We left the front door open (yay for screen door weather!) and knew you’d wander out whenever you woke up. We were working right by your bedroom window, not too quietly, at that, but you must have had nearly a three hour nap. You were a tired punkin’ (I know, you’re not orange).
When you finally showed up, bleary-eyed and late for the planting party, you were still wearing the pantaloons you’d worn under your dress to church. Then there was the excitement of getting out the flip-flops for the year and discovering that your ones with the purple flowers still fit. Your favorite color is purple, so of course, purple flip-flops were the highlight of the day. You’d wear purple every day if your wardrobe made it possible. (You also tell us all the time about the purple car you’re going to buy!)
By the time you were dressed in outside clothes and had actually gotten your flip-flops on, Mommy was working in another flower bed. You came up next to me and said, “You can use that in your garden if you want to, Mommy.” I realized you were referring to the pinwheel you’d apparently claimed as your own, which your big sister Ruth and I had stuck in the garden earlier while you were sleeping.

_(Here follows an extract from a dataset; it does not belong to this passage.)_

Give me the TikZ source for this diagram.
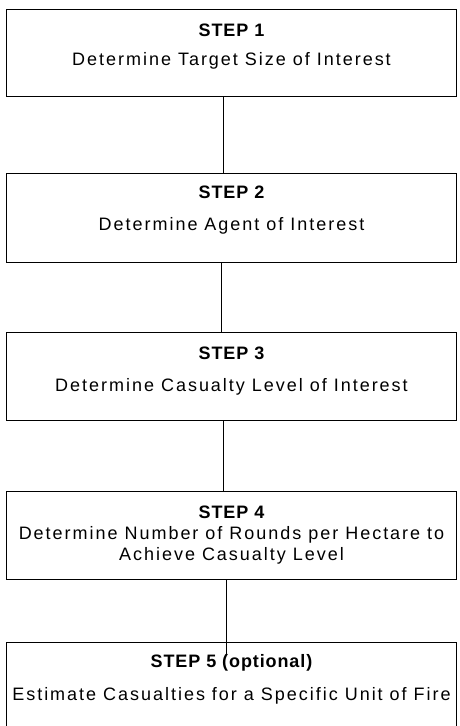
\documentclass[tikz,border=0pt]{standalone}
\usepackage{fontspec}
\setmainfont{Liberation Sans}
\newfontfamily\bodyfont[LetterSpace=11]{Liberation Sans}
\newfontfamily\headfont[LetterSpace=5]{Liberation Sans}
\begin{document}
\begin{tikzpicture}[x=1pt,y=1pt,
  box/.style={draw=black, line width=0.9pt, rectangle, minimum width=450pt, inner sep=0pt},
  head/.style={font=\headfont\fontsize{18}{20}\selectfont\bfseries, inner sep=0pt},
  body/.style={font=\bodyfont\fontsize{18}{21}\selectfont, align=center, inner sep=0pt},
  link/.style={draw=black, line width=0.9pt}]
\clip (0,0) rectangle (459,-726);
\fill[white] (0,0) rectangle (459,-726);
\node[box, minimum height=87pt] (s1) at (231.5,-53) {};
\node[box, minimum height=89pt] (s2) at (231.5,-217.5) {};
\node[box, minimum height=88pt] (s3) at (231.5,-376) {};
\node[box, minimum height=88pt] (s4) at (231.5,-535) {};
\node[box, minimum height=110pt] (s5) at (231.5,-697) {};
\node[head] (h1) at ([yshift=-21pt]s1.north) {STEP 1};
\node[body] (b1) at ([yshift=-52pt]s1.north) {Determine Target Size of Interest};
\node[head] (h2) at ([yshift=-20pt]s2.north) {STEP 2};
\node[body] (b2) at ([yshift=-53pt]s2.north) {Determine Agent of Interest};
\node[head] (h3) at ([yshift=-22pt]s3.north) {STEP 3};
\node[body] (b3) at ([yshift=-55pt]s3.north) {Determine Casualty Level of Interest};
\node[head] (h4) at ([yshift=-22pt]s4.north) {STEP 4};
\node[body] (b4) at ([yshift=-54.5pt]s4.north) {Determine Number of Rounds per Hectare to\\Achieve Casualty Level};
\node[head] (h5) at ([yshift=-21pt]s5.north) {STEP 5 (optional)};
\node[body] (b5) at ([yshift=-54pt]s5.north) {Estimate Casualties for a Specific Unit of Fire};
\draw[link] ([xshift=-8.5pt]s1.south) -- ([xshift=-8.5pt]s2.north);
\draw[link] ([xshift=-10pt]s2.south) -- ([xshift=-10pt]s3.north);
\draw[link] ([xshift=-8.5pt]s3.south) -- ([xshift=-8.5pt]s4.north);
\draw[link] ([xshift=-5.5pt]s4.south) -- ([xshift=-5.5pt,yshift=-13pt]s5.north);
\end{tikzpicture}
\end{document}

I smiled and thanked you for your permission.
“Mommy, your dandelions are blooming! Your dandelions are blooming!” Your excitement was contagious to everyone except your daddy. He is not very excited about dandelions. Except, we corrected you, these were daffodils.
A few moments later, “Look at your sunflowers, Mommy!” Yes, I had planted sunflower seeds earlier, and yes, daffodils were yellow like sunflowers, but these were still daffodils, Mary, still daffodils.
But your crowning comment of the day was as you quietly stood observing us plant. “I watching my garden grow, Mommy.”
Apparently, we’ve recited that “Mary, Mary quite contrary…” rhyme to you one too many times. But I s’pose that watching your garden grow is training for being a good helper as a farmer’s daughter.
We love you, Mary Kate. Your serious commentary brings much laughter to our days. And just a glance at your wayward spiral curls is enough to make us smile!